Unterwasserlärm überlagert jedoch die natürlichen Klänge des Meeres, was es Walen, Delfinen und anderen Meerestieren erschwert, miteinander zu kommunizieren, Beute oder Partner zu finden sowie Fressfeinden zu entkommen.

Schutzgebiet ist nicht gleich Schutzgebiet. Welche Aktivitäten dort zum Schutz der lokalen Arten nicht erlaubt sind, ist sehr unterschiedlich. Zwar gibt es ein Weltnaturschutzabkommen, in dem die Regierungen 2022 versprochen haben, bis 2030 mindestens 30 Prozent der weltweiten Land- und Meeresflächen unter Schutz zu stellen – aber was heißt das? Teilweise eben, dass die Tier- und Pflanzenwelt noch mit so einigen Störungen leben muss.

Alain Barcelo vom Nationalpark Port Cros geht pragmatisch an die Schießübungen heran, auch wenn sie für Teile seiner Schützlinge belastend sind. Man müsse ein Gleichgewicht finden zwischen dem Schutz des Meeres, der Natur und den militärischen Notwendigkeiten, sagt er. Trotzdem setzt er sich dafür ein, militärische Übungen in bestimmten Zonen zu verbieten.

Für Artenschutz fehlt das Geld

Ein Sprecher des französischen Verteidigungsministeriums erklärt, dass während der Übungen mit Sonaren ausgestattete Schiffe ständig die Anwesenheit von Meeressäugern überwachen würden.

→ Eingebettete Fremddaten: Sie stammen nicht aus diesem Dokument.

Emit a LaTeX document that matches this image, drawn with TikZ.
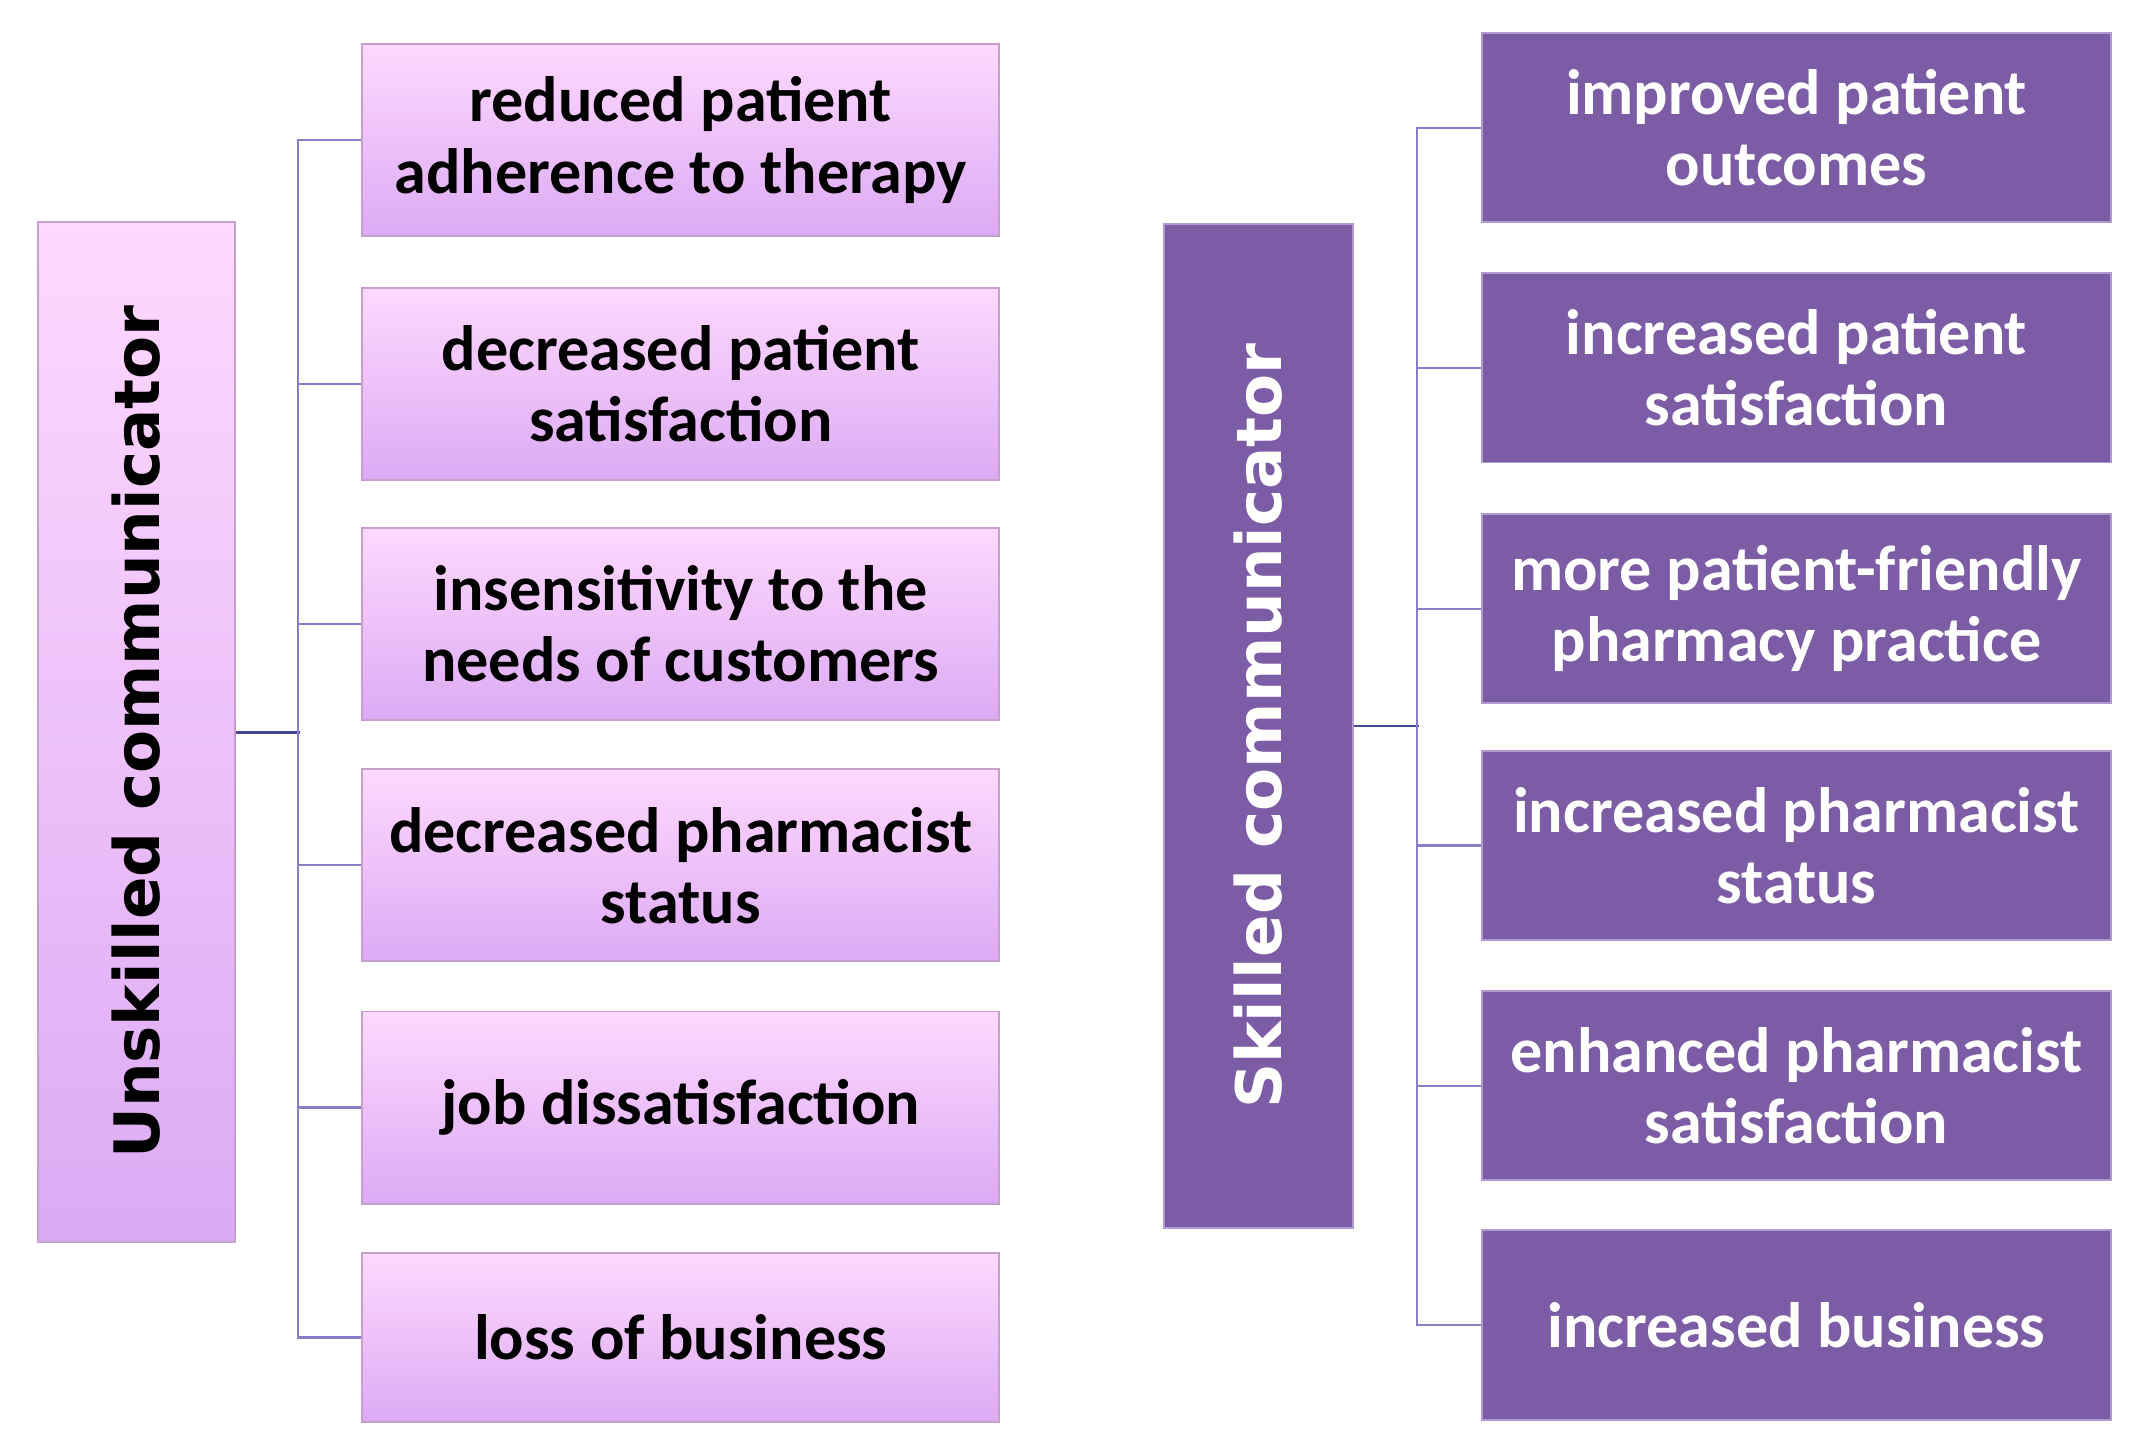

Teils scheitert der effektive Artenschutz aber auch schnöde am Geld. In Port-Cros habe es zeitweise ein akustisches Überwachungsprotokoll gegeben, erzählt Barcelo. Das sei jedoch eingestellt worden – personelle und budgetäre Gründe.

Immer noch gebe es aber wissenschaftliche Projekte. Dabei wird mit moderner Technologie zum Beispiel erhoben, wo und wann sich Meeressäuger fortpflanzen oder ausruhen, um die Funktionalität ihrer Lebensräume besser zu verstehen. Diese Erkenntnisse helfen Barcelo zufolge, dem Militär aufzuzeigen, welche Gebiete besonders schützenswert seien. Auch mit Reedereien und Schiffsbauern arbeitet der Nationalpark zusammen, um die Lautstärke von Schiffen zu reduzieren.

Ein Ansatz dafür wäre gar kein technischer, sondern ganz einfach ein Tempolimit. Langsamere Schiffe machen weniger Krach. Die Hoffnung: dass sich die Delfine und sonstigen Bewohner von Port Cros in Zukunft mit viel weniger Störung durchs Meer bewegen können.